March 24, 2023
Ithaca, NY | 39°F

Life & Culture

Ithaca College junior develops Web-based party game

A few friends drove down the highway on a road trip to New York City last June. Making conversation, junior Jack Janson brought up the “Five Clicks to Buddha” Wikipedia game, which is based on the idea that anything could be connected to Buddha within five clicks on embedded Wikipedia links. His friends scoffed in disbelief, but pulling out his phone, Janson proved them wrong. Little did Janson know, this idea would grow into a full-fledged, Web-driven game.

Inspired by “Five Clicks to Buddha,” Janson began to explore what other topics he could connect online. Janson said he was intrigued by the endless possibilities of finding links between seemingly unrelated topics on the Internet.

“We kind of got to thinking, my [partner] and I, that if you can link Buddha to anything in the world, why can’t you link anything else?” Janson said.

After researching and checking the concept’s feasibility, Janson came up with the idea to turn it into a modern board game incorporating online tools to find connections. Within a few short months of that car ride in June, Janson and his team turned his idea into a Web-driven board game: Linknotize.

On shelves as of early January, Linknotize is an interactive party game where players try to connect two topics in the fewest number of steps using embedded Wikipedia links. The game has 450 topics across six categories: history, entertainment, sports, science, the arts and geography.

According to the Linknotize game rules, each round starts when each player rolls the dice, selects two topic cards and sets the timer for 3 minutes. Each player will use a phone, tablet or computer. Starting on the Wikipedia entry of one topic, each player races through links on the page until the second topic is reached or time runs out. The player to connect the cards in the fewest number of steps wins.

Susan Berkowitz, a friend of Janson’s parents, is Janson’s main project partner and Linknotize’s main developer. Berkowitz was driving to New York City with Janson when he originally brought up the game idea.

Berkowitz said she believes Linknotize has modernized the traditional board game, tailored it to current generations and brought educational fun to kids of all ages.

“This generation of kids really has learned to do everything online,” Berkowitz said. “Now we have this intersection of online and offline.

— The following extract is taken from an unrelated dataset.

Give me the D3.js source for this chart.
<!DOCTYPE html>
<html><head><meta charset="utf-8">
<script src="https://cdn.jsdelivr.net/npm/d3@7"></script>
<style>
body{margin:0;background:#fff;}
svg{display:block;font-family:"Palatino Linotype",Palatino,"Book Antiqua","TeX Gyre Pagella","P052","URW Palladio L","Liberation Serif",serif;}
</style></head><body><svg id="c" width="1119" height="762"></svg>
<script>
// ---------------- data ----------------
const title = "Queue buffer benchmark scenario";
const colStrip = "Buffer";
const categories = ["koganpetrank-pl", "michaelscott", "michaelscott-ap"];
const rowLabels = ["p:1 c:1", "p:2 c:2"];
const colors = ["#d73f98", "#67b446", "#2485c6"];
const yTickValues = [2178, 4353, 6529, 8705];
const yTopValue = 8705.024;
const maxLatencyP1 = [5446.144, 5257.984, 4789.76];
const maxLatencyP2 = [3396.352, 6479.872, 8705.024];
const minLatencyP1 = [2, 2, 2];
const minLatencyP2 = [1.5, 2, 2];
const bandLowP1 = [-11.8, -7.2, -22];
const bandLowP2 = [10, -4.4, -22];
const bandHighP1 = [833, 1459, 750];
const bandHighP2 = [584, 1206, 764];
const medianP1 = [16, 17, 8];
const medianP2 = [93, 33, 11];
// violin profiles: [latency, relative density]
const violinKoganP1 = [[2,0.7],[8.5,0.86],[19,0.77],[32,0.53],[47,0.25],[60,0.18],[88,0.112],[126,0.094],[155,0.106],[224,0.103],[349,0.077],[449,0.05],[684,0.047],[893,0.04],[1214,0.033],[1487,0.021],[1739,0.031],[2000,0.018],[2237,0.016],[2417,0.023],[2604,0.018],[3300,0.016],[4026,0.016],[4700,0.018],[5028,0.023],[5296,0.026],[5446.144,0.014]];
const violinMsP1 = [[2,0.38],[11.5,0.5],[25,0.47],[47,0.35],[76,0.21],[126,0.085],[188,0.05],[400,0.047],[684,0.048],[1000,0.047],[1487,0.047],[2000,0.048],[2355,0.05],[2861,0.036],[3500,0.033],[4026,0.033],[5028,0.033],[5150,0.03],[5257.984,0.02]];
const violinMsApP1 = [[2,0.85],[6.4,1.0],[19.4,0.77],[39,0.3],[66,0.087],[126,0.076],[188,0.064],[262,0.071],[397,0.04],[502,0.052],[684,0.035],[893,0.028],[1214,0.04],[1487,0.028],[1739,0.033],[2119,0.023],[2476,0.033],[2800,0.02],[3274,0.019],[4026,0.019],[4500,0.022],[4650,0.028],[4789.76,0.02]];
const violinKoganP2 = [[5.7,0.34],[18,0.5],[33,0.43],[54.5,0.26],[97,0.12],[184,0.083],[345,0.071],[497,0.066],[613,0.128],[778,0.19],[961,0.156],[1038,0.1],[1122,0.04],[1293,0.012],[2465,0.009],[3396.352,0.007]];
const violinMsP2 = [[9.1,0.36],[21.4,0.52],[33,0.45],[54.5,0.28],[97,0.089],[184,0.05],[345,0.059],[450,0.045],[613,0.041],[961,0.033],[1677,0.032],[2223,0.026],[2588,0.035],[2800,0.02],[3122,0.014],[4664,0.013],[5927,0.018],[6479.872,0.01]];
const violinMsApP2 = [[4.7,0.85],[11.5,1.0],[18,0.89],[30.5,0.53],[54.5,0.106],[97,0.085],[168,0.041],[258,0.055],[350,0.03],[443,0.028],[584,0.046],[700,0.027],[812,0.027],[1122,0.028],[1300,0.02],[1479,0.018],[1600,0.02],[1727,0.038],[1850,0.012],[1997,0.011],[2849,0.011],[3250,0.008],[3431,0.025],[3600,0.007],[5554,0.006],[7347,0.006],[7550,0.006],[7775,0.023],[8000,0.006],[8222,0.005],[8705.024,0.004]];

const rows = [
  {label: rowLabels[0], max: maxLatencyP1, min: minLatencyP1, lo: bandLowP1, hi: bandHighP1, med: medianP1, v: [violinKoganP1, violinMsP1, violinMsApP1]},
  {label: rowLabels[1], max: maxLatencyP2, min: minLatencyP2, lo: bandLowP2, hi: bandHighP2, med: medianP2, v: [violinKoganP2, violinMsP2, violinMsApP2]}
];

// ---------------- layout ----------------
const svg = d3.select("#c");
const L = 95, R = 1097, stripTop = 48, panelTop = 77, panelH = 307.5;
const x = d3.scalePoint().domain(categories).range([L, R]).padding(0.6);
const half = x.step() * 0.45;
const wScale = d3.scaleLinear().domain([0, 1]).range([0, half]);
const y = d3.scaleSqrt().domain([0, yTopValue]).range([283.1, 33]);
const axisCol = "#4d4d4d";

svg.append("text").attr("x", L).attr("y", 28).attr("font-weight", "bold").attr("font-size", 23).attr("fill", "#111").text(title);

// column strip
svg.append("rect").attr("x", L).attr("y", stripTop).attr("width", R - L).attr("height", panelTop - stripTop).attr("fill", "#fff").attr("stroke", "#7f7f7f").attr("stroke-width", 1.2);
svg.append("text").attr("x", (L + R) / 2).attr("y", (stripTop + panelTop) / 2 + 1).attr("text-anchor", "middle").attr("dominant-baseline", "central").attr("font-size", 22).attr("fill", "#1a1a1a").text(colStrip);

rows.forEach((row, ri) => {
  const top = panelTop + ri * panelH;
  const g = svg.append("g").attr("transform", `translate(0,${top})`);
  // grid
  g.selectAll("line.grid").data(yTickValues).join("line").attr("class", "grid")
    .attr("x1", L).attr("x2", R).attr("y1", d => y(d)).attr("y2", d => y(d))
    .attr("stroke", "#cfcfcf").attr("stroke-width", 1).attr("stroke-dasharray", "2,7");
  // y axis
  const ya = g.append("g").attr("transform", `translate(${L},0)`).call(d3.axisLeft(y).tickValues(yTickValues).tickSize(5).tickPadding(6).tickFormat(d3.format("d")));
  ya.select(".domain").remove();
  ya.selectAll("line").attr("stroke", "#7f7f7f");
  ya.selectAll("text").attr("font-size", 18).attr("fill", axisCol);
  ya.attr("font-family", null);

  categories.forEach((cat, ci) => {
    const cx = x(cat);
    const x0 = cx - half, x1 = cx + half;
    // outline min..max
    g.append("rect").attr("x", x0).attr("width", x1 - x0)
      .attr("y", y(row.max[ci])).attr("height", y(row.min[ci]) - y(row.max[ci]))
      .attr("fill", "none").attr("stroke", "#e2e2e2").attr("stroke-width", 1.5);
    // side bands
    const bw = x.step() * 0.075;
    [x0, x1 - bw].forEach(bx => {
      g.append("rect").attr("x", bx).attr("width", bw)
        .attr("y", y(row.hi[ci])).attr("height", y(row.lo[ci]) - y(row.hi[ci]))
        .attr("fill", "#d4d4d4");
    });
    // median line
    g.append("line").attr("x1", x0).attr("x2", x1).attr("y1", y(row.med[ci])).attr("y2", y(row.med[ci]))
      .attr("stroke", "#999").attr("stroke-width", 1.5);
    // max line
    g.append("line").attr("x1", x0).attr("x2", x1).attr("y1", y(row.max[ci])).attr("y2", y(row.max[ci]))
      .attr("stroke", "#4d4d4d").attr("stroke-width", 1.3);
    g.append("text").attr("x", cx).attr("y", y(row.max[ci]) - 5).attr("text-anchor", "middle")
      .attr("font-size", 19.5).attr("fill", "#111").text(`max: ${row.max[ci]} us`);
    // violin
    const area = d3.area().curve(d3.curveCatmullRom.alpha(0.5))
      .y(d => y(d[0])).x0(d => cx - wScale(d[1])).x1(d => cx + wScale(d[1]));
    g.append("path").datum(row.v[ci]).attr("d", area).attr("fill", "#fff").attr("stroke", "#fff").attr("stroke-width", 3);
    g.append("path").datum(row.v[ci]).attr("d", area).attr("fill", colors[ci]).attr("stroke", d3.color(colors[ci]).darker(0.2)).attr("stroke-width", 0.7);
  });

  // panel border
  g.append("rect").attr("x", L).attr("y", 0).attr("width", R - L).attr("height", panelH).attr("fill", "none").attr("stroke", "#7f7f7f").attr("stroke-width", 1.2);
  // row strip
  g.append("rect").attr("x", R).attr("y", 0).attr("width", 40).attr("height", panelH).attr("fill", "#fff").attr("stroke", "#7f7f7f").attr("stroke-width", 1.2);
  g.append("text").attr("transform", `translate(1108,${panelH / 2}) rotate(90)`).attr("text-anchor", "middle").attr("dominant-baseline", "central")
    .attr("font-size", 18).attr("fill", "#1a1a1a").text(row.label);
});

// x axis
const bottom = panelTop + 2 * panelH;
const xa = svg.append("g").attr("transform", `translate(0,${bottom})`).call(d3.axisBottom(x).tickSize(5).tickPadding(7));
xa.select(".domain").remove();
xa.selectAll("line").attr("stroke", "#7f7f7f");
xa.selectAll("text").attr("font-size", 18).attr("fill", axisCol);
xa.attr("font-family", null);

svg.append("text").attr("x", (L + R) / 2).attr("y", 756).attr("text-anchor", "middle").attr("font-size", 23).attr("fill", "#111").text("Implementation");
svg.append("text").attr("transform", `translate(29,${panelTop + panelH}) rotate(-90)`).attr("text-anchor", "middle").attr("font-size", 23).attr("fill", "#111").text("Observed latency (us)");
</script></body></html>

It’s kind of the best of both worlds, and I think that’s really resonating with people.”

Several reviewers have since helped promote the new game. Linknotize was recently featured in In Touch magazine, receiving a shoutout from Ellen DeGeneres who “exercises her knowledge of pop culture with Linknotize.” Berkowitz said she hopes this will boost Linknotize’s popularity.

This modern twist on the board game isn’t just fun and games, Janson said. Apart from amusement, he said the game also offers educational value and encourages constructive use of technology.

“In a world where everybody has a computer in their pocket, it kind of makes sense,” Janson said. “It provides, at least in my mind, some educational benefit, while at the same time of course being fun.”

Juan Arroyo, assistant professor in the Department of Politics at Ithaca College and Model United Nations moderator, has worked with Janson both in class and in Model U.N. since Fall 2013. Arroyo said he has come to know Janson very well and said Janson’s own ability to link topics is reflected in Linknotize.

“It doesn’t surprise me the content of the game is fact based, but it’s a game,” Arroyo said. “The simulations are kind of the same way. They’re fact based, but it’s simulated so we can take things in different directions, and the students can be creative. It’s a good fit with what he does in the Model United Nations.”

Arroyo, who just recently learned about Linknotize, said he was impressed by the concept of the game and appreciated the creativity that went into its creation.

“I think it’s very interesting, and it’s a fun way to introduce people to encyclopedias, the Web and to the links between everything,” Arroyo said. “It gets people to understand how many different things are linked together, either immediately or in a more distant way.”

Now available in the U.S. for $25, Janson said Linknotize is opening players’ eyes to the possibilities of the Internet.

“It teaches you a different way to think about the world,” Janson said. “Everything is interlinked.”